Towering granite walls, picturesque valleys carved by glaciers, jaw-dropping giant trees, waterfalls. It sounds like Yosemite National Park. Kings Canyon National Park, not too far south from the more famous Yosemite, offers all that with smaller crowds.
Kings Canyon National Park was established March 4, 1940, absorbing General Grant National Park, which was established on Oct. 1, 1890. The park is administered jointly with Sequoia National Park to the south.
Things to do:
Among the musts when visiting Kings Canyon National Park is a short hike to visit one of the world’s largest living trees. The General Grant Tree Trail is just one-third of a mile, so you’re more likely to strain your neck staring up than pull a hamstring.
The Buena Vista Peak Trail, a two-mile roundtrip, pays off with a 360-degree view of Redwood Canyon, Buck Rock Fire Tower and the high Sierra. The hike to Mist Falls and back will take the better part of a day. But the rainbows you’re likely to see in the mist where the south fork of the Kings River drops 100 feet will be worth it.
Why you’ll want to come back:
Kings Canyon National Park contains just a fraction of the wonders of the western side of the Sierra Nevada. Abutting Kings Canyon to the south is Sequoia National Park — another 631 square miles of high Sierra splendor. The two parks are, in effect, one huge preserve of more than 1,353 square miles and have been jointly administered since the 1940s.

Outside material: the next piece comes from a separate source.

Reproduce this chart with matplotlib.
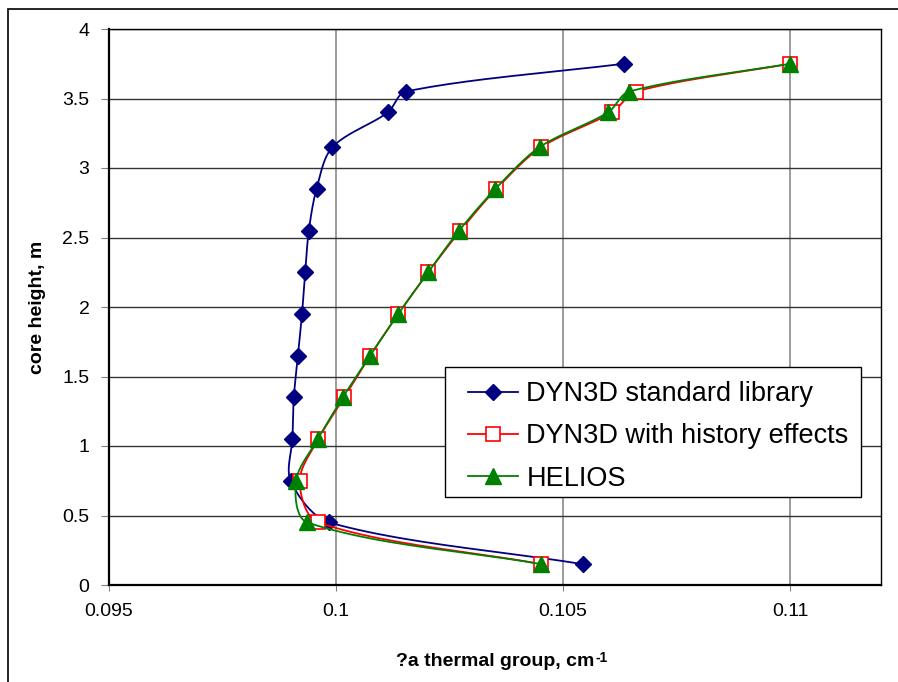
import numpy as np
import matplotlib.pyplot as plt
from matplotlib.patches import Rectangle

plt.rcParams['font.family'] = ['Liberation Sans', 'DejaVu Sans']

# core heights of the axial nodes, m
height = [0.15, 0.45, 0.75, 1.05, 1.35, 1.65, 1.95, 2.25, 2.55, 2.85, 3.15, 3.40, 3.55, 3.75]

# thermal absorption cross section, cm-1
dyn3d_std = [0.10543, 0.09985, 0.09900, 0.09904, 0.09907, 0.09916, 0.09925,
             0.09932, 0.09940, 0.09957, 0.09992, 0.10114, 0.10153, 0.10633]
dyn3d_hist = [0.10452, 0.09961, 0.09920, 0.09961, 0.10018, 0.10075, 0.10137,
              0.10203, 0.10274, 0.10353, 0.10452, 0.10608, 0.10660, 0.11000]
helios = [0.10452, 0.09937, 0.09912, 0.09960, 0.10015, 0.10075, 0.10137,
          0.10203, 0.10271, 0.10351, 0.10448, 0.10599, 0.10645, 0.11000]

xlim = (0.095, 0.112)
ylim = (0, 4)
W, H = 898, 682
ASPECT = 556 / 772


def smooth(x, y, n=24, k=0.3):
    # bezier smoothing through the points, tangents scaled by segment length
    sx = (np.asarray(x) - xlim[0]) / (xlim[1] - xlim[0])
    sy = (np.asarray(y) - ylim[0]) / (ylim[1] - ylim[0]) * ASPECT
    p = np.column_stack([sx, sy])
    m = len(p)
    tang = np.zeros_like(p)
    for i in range(m):
        d = p[min(i + 1, m - 1)] - p[max(i - 1, 0)]
        tang[i] = d / (np.hypot(*d) + 1e-12)
    t = np.linspace(0, 1, n, endpoint=False)[:, None]
    out = []
    for i in range(m - 1):
        p1, p2 = p[i], p[i + 1]
        L = np.hypot(*(p2 - p1))
        b1 = p1 + tang[i] * L * k
        b2 = p2 - tang[i + 1] * L * k
        seg = ((1 - t) ** 3) * p1 + 3 * ((1 - t) ** 2) * t * b1 + 3 * (1 - t) * t ** 2 * b2 + t ** 3 * p2
        out.append(seg)
    out.append(p[-1][None, :])
    out = np.vstack(out)
    return (out[:, 0] * (xlim[1] - xlim[0]) + xlim[0],
            out[:, 1] / ASPECT * (ylim[1] - ylim[0]) + ylim[0])


fig = plt.figure(figsize=(W / 100, H / 100), dpi=100)
ax = fig.add_axes([109 / W, 1 - 585 / H, 772 / W, 556 / H])

series = [
    (dyn3d_std, 'DYN3D standard library', '#000080',
     dict(marker='D', ms=7.8, mfc='#000080', mec='#000080')),
    (dyn3d_hist, 'DYN3D with history effects', '#ff0000',
     dict(marker='s', ms=10, mfc='white', mec='#ff0000', mew=1.2)),
    (helios, 'HELIOS', '#008000',
     dict(marker='^', ms=11, mfc='#008000', mec='#008000')),
]
for i, (xs, label, col, mk) in enumerate(series):
    cx, cy = smooth(xs, height)
    ax.plot(cx, cy, color=col, lw=1.3, zorder=3 + i)
    ax.plot(xs, height, ls='none', zorder=3 + i, **mk)
    ax.plot([], [], color=col, lw=1.3, label=label, **mk)

ax.set_xlim(*xlim)
ax.set_ylim(*ylim)
ax.set_xticks([0.095, 0.1, 0.105, 0.11])
ax.set_xticklabels(['0.095', '0.1', '0.105', '0.11'])
ax.set_yticks(np.arange(0, 4.01, 0.5))
ax.set_yticklabels(['0', '0.5', '1', '1.5', '2', '2.5', '3', '3.5', '4'])

ax.xaxis.grid(True, color='#808080', lw=1.1)
ax.yaxis.grid(True, color='#333333', lw=1.0)
ax.set_axisbelow(True)
for s in ax.spines.values():
    s.set_color('black')
    s.set_linewidth(1.0)
ax.spines['left'].set_linewidth(1.6)
ax.spines['bottom'].set_linewidth(1.6)

ax.tick_params(axis='both', labelsize=14, color='#808080', direction='out')
ax.tick_params(axis='y', length=6, pad=8)
ax.tick_params(axis='x', length=4, pad=9)

xl = ax.set_xlabel('?a thermal group, cm', fontsize=14, fontweight='bold', labelpad=24)
ax.set_ylabel('core height, m', fontsize=14, fontweight='bold', labelpad=12)

# legend box drawn separately so the inner padding can differ per side
box = Rectangle((445 / W, 1 - 497 / H), 416 / W, 130 / H, transform=fig.transFigure,
                facecolor='white', edgecolor='black', lw=1.0, zorder=9, clip_on=False)
ax.add_artist(box)
leg = ax.legend(loc='upper left', bbox_to_anchor=(456 / W, 1 - 369 / H),
                bbox_transform=fig.transFigure, fontsize=19.5, frameon=False,
                borderaxespad=0, handlelength=1.85, handletextpad=0.3,
                borderpad=0.45, labelspacing=0.6)
leg.set_zorder(10)

# superscript of the unit
fig.canvas.draw()
bb = xl.get_window_extent()
fig.text((bb.x1 + 1) / W, (bb.y1 + 2) / H, '-1', fontsize=10, fontweight='bold',
         ha='left', va='top')

# outer chart frame
fig.patches.append(Rectangle((8 / W, -0.1), 1.2, 1.1 - 9 / H, transform=fig.transFigure,
                             fill=False, edgecolor='black', lw=1.2))

fig.savefig('out.png', dpi=100)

In Sequoia National Park, you can not only hike to mountain peaks, you can also explore under the mountains. Crystal Cave, the park’s only commercialized cave, has been open to visitors since 1941. A daily 45-minute tour leads you through large rooms, past a variety of speleothems (structures formed by the deposition of minerals from water) including rare "shields" and "raft cones." The Wild Cave Tour takes you far off the beaten path, as it were, to an area of the cave system you can only see after crawling on your belly for a bit.
Flora and fauna:
Kings Canyon National Park and neighboring Sequoia National Park were established, in large part, to protect giant sequoias, many more than 200 feet tall and older than Christianity. The trees aren't just tall, they’re thick. The General Grant Tree is more than 268 feet high and has a circumference of more than 107 feet.
Black bears are frequently — maybe too frequently — spotted in the park. It’s important to properly store food when camping or picnicking. You’re also likely to see yellow-bellied marmots, mule deer, pika and Western gray squirrels. Bighorn sheep, mountain lions and the Pacific fisher also live in the park, but if you see one of those, count yourself lucky.
- Website: Kings Canyon National Park
- Park size: 461,901 acres or 722 square miles
- 2011 visitation: 566,810
- Funky fact: Kings Canyon, with a depth of more than 8,000 feet at one section, is one of the deepest canyons in the United States.